> **Prompt**
Copy out exactly the lines spanning the line with "Reproduce this chart" to the line with "17, 10.6, 3];", inclusive, from the data underneath, with no pictures.

> **Data for this exercise**
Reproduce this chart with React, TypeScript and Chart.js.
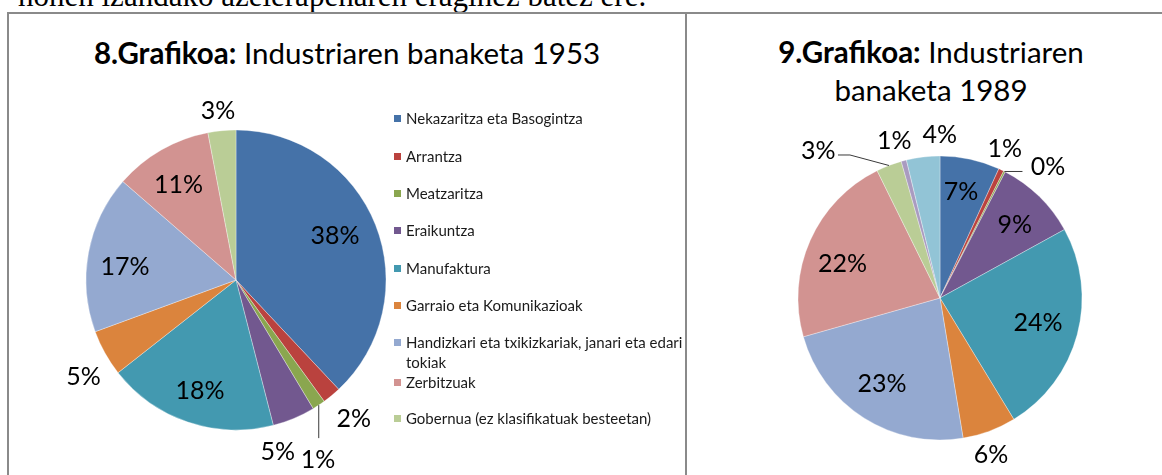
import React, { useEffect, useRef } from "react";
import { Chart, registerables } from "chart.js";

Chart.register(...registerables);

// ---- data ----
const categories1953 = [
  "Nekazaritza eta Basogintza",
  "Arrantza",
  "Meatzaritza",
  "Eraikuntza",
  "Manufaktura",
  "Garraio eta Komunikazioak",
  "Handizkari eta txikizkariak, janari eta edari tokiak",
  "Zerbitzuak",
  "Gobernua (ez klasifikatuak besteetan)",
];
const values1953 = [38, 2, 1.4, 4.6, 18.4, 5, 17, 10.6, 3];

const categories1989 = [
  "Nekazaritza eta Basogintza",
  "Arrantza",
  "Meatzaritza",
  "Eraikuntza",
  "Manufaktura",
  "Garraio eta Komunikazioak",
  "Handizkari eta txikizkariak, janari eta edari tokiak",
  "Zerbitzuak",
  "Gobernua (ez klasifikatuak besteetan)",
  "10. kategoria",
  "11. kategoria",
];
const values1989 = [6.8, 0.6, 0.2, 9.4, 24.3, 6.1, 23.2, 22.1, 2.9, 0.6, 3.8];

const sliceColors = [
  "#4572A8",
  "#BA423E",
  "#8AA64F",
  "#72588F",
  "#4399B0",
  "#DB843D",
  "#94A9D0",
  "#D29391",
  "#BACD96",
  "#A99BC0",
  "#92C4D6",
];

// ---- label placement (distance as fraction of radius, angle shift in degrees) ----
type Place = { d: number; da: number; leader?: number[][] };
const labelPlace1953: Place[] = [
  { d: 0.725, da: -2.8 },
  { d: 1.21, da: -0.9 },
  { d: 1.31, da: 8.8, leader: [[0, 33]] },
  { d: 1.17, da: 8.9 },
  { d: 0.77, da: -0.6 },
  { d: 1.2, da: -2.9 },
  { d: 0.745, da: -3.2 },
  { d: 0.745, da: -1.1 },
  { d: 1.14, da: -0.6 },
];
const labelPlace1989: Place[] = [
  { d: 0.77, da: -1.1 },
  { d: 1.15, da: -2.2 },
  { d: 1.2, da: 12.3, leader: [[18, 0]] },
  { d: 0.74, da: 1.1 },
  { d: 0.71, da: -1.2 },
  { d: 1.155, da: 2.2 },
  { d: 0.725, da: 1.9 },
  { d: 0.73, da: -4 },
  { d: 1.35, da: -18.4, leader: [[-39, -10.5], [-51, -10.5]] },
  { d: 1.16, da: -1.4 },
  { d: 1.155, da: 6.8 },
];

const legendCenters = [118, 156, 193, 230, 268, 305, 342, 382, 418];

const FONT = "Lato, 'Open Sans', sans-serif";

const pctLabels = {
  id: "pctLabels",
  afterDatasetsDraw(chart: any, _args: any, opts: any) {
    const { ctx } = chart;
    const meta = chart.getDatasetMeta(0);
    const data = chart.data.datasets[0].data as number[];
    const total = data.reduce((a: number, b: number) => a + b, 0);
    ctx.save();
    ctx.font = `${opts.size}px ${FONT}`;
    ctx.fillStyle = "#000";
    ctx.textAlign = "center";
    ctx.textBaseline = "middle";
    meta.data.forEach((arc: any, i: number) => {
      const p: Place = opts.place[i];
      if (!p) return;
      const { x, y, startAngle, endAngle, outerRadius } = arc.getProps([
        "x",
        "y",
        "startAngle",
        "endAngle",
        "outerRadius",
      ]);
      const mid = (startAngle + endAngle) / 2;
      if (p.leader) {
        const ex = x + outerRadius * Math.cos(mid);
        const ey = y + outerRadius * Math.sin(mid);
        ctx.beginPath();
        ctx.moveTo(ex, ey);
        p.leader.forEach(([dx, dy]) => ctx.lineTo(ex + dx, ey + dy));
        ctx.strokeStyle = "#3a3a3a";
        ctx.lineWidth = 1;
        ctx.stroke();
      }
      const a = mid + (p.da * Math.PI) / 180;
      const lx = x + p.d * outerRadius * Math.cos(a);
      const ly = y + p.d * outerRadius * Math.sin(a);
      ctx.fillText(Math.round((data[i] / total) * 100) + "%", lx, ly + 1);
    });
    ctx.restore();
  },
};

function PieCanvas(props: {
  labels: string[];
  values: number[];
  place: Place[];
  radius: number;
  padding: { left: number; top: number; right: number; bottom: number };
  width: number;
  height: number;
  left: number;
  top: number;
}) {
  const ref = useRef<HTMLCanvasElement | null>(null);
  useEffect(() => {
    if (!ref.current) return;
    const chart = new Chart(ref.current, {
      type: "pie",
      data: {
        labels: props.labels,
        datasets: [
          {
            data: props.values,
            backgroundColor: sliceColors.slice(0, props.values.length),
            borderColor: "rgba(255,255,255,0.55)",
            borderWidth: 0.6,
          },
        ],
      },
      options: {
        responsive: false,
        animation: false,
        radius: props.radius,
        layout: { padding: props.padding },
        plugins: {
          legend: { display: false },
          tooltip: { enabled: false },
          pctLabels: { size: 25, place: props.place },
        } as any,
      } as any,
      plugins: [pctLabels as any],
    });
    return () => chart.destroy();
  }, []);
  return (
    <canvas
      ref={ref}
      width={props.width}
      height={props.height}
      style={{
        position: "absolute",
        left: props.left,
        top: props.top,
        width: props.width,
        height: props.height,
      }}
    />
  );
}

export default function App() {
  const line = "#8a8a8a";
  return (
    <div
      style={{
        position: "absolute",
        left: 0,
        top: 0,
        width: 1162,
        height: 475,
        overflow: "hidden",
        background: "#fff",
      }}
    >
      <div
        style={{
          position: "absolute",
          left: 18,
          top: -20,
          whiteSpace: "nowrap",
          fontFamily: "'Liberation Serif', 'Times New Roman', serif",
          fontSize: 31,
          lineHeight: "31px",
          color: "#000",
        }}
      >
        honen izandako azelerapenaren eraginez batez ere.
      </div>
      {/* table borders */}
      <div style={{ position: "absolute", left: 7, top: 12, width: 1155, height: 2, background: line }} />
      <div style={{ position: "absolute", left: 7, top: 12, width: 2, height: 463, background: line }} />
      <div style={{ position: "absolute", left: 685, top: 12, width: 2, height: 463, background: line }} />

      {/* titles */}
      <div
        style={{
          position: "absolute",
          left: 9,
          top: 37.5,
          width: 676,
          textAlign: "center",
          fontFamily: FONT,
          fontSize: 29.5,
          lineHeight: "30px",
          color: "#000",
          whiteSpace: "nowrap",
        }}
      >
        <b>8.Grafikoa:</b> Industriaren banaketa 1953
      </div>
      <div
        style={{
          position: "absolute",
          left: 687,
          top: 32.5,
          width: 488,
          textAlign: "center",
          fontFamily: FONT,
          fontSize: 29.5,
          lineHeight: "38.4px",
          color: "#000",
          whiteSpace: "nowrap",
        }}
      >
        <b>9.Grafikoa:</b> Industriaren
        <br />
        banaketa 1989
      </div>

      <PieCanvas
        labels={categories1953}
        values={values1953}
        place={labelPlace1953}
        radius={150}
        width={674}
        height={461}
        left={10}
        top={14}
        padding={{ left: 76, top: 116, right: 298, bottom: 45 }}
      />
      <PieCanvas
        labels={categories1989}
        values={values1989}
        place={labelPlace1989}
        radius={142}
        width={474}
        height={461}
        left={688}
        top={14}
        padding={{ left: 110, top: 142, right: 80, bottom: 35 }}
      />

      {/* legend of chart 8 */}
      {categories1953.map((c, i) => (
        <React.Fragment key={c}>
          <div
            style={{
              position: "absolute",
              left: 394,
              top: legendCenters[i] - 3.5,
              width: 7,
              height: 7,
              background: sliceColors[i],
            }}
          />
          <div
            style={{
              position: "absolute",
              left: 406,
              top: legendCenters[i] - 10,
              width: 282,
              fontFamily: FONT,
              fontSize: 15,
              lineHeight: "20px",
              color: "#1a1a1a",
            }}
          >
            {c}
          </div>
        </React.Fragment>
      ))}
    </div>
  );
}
...
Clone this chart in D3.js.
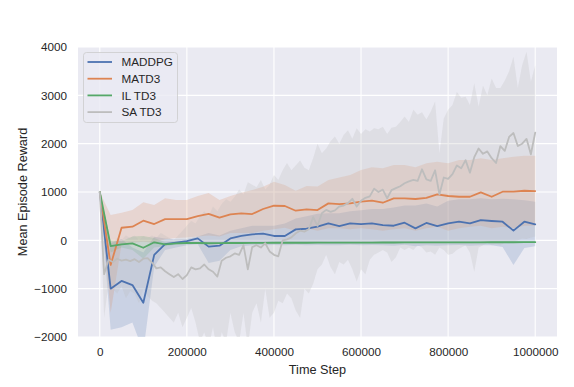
* * *
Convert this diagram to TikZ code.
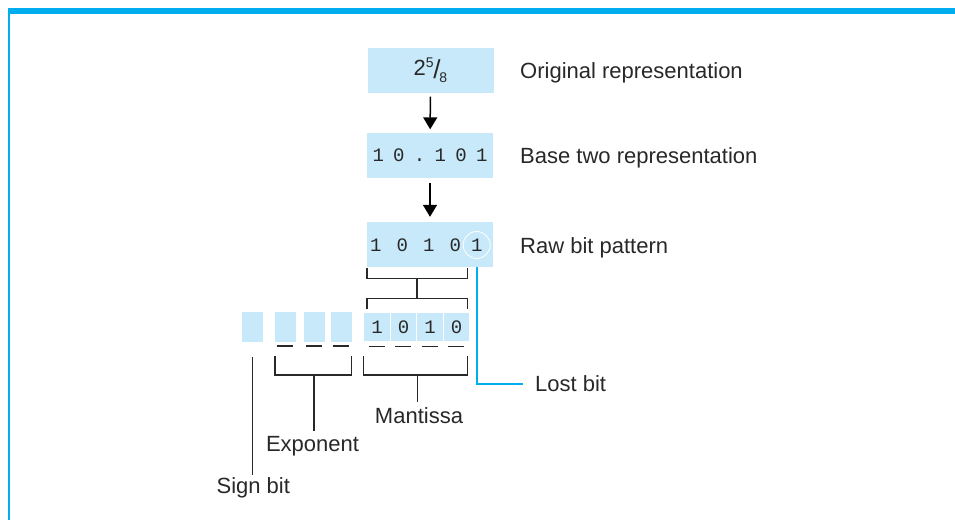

> **Answer to the exercise**
Reproduce this chart with React, TypeScript and Chart.js.
import React, { useEffect, useRef } from "react";
import { Chart, registerables } from "chart.js";

Chart.register(...registerables);

// ---- data ----
const categories1953 = [
  "Nekazaritza eta Basogintza",
  "Arrantza",
  "Meatzaritza",
  "Eraikuntza",
  "Manufaktura",
  "Garraio eta Komunikazioak",
  "Handizkari eta txikizkariak, janari eta edari tokiak",
  "Zerbitzuak",
  "Gobernua (ez klasifikatuak besteetan)",
];
const values1953 = [38, 2, 1.4, 4.6, 18.4, 5, 17, 10.6, 3];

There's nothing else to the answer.